» Task to complete: Everything from the line containing "Convert this diagram to TikZ code." through the line containing "minimum width=123.75pt] (push)" should be repeated exactly, and nothing else from the data.

· · ·

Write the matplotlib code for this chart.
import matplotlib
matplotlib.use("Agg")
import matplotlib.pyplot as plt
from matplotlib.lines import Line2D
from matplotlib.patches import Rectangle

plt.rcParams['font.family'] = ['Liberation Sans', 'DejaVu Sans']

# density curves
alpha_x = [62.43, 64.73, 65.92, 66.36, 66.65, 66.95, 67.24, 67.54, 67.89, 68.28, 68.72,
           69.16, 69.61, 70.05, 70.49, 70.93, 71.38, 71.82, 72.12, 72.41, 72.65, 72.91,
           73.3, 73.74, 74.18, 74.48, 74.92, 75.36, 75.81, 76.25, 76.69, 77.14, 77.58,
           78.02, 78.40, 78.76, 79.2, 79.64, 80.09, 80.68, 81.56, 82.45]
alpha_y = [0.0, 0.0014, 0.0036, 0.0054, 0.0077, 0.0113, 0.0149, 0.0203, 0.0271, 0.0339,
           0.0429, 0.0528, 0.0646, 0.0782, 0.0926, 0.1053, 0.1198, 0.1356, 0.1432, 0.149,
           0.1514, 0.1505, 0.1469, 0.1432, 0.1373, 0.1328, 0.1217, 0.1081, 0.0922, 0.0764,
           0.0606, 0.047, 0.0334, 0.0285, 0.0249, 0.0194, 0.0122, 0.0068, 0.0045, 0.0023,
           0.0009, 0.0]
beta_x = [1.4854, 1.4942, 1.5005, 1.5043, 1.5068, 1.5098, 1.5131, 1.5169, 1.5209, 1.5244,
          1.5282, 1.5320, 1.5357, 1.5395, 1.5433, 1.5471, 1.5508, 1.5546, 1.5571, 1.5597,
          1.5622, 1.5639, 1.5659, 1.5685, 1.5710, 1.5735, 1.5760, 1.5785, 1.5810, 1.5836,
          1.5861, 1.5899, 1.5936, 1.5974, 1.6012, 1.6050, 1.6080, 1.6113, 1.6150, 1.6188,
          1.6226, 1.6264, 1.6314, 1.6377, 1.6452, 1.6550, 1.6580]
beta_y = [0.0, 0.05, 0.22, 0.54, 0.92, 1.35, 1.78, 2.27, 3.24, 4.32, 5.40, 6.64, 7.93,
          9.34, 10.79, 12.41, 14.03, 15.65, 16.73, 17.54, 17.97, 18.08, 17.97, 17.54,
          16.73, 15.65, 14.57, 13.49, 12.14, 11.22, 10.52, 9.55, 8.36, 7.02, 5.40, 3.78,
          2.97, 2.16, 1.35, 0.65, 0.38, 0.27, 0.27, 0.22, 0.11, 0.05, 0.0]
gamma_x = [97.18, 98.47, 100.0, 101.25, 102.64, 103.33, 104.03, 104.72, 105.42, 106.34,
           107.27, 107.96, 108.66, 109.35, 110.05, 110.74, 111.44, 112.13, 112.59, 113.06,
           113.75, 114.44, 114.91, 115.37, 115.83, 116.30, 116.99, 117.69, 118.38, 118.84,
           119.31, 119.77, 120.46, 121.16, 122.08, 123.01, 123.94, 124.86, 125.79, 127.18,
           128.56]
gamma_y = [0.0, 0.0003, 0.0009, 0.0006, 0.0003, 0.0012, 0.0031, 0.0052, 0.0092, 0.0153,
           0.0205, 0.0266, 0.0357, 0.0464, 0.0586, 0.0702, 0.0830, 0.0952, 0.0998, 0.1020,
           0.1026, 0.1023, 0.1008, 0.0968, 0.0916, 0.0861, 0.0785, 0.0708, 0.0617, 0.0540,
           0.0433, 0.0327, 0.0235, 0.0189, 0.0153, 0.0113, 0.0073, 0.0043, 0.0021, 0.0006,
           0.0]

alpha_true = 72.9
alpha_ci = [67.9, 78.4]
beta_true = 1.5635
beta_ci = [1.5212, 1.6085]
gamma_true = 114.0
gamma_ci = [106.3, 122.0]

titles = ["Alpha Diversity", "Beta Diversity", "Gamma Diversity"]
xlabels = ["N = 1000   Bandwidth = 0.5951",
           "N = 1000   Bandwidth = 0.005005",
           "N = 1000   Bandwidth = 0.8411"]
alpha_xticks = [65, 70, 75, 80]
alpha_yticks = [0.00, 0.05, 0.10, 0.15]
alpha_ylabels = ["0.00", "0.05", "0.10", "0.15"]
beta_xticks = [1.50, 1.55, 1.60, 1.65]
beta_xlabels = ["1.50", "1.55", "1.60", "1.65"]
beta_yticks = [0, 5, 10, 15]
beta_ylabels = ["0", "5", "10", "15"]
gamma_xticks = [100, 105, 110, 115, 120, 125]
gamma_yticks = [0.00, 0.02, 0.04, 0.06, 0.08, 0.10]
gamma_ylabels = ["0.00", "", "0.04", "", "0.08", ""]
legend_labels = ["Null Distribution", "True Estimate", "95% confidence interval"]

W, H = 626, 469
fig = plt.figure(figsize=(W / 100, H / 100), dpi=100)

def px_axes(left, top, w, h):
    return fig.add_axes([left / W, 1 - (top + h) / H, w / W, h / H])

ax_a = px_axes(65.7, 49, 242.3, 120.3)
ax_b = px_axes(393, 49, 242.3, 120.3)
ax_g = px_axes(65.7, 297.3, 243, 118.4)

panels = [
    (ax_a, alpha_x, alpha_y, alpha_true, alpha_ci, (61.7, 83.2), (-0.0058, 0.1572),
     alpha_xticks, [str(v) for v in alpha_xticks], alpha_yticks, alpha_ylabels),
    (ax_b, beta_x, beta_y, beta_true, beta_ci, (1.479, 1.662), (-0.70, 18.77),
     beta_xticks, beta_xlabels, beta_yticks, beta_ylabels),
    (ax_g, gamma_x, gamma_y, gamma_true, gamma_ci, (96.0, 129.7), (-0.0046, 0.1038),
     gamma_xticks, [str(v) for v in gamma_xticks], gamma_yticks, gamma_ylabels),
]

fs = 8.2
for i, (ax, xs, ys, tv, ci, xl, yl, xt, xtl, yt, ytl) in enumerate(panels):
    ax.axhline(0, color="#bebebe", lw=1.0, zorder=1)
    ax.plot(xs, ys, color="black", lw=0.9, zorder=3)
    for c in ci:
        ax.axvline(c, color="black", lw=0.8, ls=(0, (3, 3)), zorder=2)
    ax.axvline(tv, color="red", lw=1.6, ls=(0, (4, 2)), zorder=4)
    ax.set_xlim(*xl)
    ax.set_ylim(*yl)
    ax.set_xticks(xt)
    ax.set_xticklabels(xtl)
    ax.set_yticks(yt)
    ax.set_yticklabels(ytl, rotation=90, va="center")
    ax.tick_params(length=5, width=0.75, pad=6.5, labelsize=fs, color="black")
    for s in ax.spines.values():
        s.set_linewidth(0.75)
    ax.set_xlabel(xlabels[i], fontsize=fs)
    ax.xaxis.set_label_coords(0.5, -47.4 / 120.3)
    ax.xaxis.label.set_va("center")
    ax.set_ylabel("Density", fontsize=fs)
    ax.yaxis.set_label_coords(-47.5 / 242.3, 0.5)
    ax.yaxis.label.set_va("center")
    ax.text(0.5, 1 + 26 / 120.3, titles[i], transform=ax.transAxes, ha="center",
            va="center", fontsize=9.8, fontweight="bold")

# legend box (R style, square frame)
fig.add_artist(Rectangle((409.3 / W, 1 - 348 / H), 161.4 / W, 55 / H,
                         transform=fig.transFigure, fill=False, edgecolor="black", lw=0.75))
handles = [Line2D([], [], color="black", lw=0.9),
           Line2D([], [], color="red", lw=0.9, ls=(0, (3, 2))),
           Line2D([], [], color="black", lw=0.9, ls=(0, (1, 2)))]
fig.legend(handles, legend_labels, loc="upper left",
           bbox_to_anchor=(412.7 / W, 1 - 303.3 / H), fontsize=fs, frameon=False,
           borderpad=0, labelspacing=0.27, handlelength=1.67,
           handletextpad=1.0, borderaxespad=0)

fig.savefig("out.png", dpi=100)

· · ·

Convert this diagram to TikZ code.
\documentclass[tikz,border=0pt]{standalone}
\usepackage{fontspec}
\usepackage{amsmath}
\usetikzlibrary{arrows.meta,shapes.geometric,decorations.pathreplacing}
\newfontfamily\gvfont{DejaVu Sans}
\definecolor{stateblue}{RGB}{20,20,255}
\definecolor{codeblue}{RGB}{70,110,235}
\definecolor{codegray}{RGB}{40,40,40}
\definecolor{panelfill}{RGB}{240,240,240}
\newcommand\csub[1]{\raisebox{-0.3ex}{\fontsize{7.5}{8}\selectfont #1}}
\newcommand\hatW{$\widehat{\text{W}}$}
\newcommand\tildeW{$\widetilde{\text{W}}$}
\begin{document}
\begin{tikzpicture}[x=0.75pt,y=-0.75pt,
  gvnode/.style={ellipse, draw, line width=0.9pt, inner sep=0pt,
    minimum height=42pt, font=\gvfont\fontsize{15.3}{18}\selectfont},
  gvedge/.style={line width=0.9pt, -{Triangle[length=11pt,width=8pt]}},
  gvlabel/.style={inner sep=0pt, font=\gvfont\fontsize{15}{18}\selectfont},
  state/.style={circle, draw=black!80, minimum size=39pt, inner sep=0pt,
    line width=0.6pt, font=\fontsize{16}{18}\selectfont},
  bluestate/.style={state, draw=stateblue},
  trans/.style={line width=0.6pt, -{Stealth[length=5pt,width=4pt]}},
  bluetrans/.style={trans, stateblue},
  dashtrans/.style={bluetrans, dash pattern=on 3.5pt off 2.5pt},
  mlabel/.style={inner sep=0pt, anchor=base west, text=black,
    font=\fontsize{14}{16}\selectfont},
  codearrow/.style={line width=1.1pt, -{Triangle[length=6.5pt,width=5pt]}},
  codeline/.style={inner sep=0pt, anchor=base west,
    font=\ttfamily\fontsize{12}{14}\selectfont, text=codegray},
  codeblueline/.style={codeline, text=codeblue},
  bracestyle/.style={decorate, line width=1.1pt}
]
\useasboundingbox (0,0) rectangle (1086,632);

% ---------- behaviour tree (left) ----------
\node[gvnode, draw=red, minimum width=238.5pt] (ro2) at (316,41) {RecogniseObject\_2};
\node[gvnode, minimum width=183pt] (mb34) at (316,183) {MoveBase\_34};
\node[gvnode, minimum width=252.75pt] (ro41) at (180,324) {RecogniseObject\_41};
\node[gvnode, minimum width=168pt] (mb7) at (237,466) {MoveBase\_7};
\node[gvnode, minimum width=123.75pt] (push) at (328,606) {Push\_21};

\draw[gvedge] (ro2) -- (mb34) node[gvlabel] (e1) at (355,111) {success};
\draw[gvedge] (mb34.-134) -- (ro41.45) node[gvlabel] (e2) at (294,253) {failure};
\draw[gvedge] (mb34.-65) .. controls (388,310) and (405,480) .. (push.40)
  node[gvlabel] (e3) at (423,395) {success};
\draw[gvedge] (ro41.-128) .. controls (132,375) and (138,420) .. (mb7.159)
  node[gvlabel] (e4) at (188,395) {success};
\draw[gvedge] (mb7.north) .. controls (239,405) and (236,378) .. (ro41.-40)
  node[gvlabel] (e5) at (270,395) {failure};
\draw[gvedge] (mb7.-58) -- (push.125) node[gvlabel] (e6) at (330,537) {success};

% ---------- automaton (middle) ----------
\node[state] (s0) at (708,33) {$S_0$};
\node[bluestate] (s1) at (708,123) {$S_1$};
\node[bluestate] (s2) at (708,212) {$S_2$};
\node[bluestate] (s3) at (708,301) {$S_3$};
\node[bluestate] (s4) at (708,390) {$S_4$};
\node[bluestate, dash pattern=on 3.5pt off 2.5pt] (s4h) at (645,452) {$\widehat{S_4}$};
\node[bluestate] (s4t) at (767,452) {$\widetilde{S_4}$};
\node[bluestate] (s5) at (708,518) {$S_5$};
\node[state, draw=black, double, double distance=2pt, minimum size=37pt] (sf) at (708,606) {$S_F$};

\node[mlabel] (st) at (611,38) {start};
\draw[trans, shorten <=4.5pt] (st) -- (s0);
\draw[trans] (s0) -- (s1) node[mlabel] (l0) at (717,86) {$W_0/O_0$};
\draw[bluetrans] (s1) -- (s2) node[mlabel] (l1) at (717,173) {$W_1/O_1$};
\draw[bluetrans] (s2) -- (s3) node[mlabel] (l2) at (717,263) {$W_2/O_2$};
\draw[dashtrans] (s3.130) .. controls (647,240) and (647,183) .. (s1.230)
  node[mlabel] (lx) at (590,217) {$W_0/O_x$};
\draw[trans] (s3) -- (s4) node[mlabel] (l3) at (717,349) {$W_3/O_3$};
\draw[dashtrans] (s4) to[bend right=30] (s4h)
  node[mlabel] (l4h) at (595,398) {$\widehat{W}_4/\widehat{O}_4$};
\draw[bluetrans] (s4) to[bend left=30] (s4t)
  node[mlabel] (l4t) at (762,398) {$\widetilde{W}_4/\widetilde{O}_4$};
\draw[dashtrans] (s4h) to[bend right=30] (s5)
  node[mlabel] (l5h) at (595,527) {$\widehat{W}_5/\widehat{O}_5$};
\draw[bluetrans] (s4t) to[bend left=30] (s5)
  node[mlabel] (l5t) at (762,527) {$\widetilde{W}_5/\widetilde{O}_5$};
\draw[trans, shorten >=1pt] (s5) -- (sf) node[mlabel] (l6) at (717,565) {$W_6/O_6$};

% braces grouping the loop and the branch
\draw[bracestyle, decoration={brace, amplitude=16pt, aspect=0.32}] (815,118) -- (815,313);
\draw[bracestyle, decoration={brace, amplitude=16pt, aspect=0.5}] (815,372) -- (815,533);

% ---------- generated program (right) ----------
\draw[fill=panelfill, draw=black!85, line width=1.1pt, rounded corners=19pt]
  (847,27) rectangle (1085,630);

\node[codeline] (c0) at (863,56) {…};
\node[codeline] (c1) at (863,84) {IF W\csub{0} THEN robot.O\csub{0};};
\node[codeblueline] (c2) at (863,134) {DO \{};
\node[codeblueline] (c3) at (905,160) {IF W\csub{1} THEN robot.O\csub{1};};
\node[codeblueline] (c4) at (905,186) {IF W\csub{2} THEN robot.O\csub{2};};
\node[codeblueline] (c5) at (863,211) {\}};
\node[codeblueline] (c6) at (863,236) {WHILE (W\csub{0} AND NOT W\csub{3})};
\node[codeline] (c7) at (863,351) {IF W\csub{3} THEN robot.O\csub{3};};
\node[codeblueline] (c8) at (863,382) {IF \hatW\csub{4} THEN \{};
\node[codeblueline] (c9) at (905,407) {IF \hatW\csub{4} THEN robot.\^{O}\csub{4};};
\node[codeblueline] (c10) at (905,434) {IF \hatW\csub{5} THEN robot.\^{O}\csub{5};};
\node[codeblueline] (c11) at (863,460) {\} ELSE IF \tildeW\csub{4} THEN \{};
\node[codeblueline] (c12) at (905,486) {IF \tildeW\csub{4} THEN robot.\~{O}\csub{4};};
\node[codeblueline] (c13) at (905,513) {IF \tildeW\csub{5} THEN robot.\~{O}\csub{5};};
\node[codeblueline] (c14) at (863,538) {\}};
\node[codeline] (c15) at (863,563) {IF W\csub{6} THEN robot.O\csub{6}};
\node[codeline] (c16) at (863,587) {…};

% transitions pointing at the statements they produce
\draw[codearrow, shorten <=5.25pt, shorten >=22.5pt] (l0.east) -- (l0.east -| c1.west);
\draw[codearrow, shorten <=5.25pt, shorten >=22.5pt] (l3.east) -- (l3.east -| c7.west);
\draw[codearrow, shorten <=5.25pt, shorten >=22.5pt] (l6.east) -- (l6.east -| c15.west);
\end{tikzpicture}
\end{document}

· · ·

» Task response:
Convert this diagram to TikZ code.
\documentclass[tikz,border=0pt]{standalone}
\usepackage{fontspec}
\usepackage{amsmath}
\usetikzlibrary{arrows.meta,shapes.geometric,decorations.pathreplacing}
\newfontfamily\gvfont{DejaVu Sans}
\definecolor{stateblue}{RGB}{20,20,255}
\definecolor{codeblue}{RGB}{70,110,235}
\definecolor{codegray}{RGB}{40,40,40}
\definecolor{panelfill}{RGB}{240,240,240}
\newcommand\csub[1]{\raisebox{-0.3ex}{\fontsize{7.5}{8}\selectfont #1}}
\newcommand\hatW{$\widehat{\text{W}}$}
\newcommand\tildeW{$\widetilde{\text{W}}$}
\begin{document}
\begin{tikzpicture}[x=0.75pt,y=-0.75pt,
  gvnode/.style={ellipse, draw, line width=0.9pt, inner sep=0pt,
    minimum height=42pt, font=\gvfont\fontsize{15.3}{18}\selectfont},
  gvedge/.style={line width=0.9pt, -{Triangle[length=11pt,width=8pt]}},
  gvlabel/.style={inner sep=0pt, font=\gvfont\fontsize{15}{18}\selectfont},
  state/.style={circle, draw=black!80, minimum size=39pt, inner sep=0pt,
    line width=0.6pt, font=\fontsize{16}{18}\selectfont},
  bluestate/.style={state, draw=stateblue},
  trans/.style={line width=0.6pt, -{Stealth[length=5pt,width=4pt]}},
  bluetrans/.style={trans, stateblue},
  dashtrans/.style={bluetrans, dash pattern=on 3.5pt off 2.5pt},
  mlabel/.style={inner sep=0pt, anchor=base west, text=black,
    font=\fontsize{14}{16}\selectfont},
  codearrow/.style={line width=1.1pt, -{Triangle[length=6.5pt,width=5pt]}},
  codeline/.style={inner sep=0pt, anchor=base west,
    font=\ttfamily\fontsize{12}{14}\selectfont, text=codegray},
  codeblueline/.style={codeline, text=codeblue},
  bracestyle/.style={decorate, line width=1.1pt}
]
\useasboundingbox (0,0) rectangle (1086,632);

% ---------- behaviour tree (left) ----------
\node[gvnode, draw=red, minimum width=238.5pt] (ro2) at (316,41) {RecogniseObject\_2};
\node[gvnode, minimum width=183pt] (mb34) at (316,183) {MoveBase\_34};
\node[gvnode, minimum width=252.75pt] (ro41) at (180,324) {RecogniseObject\_41};
\node[gvnode, minimum width=168pt] (mb7) at (237,466) {MoveBase\_7};
\node[gvnode, minimum width=123.75pt] (push) at (328,606) {Push\_21};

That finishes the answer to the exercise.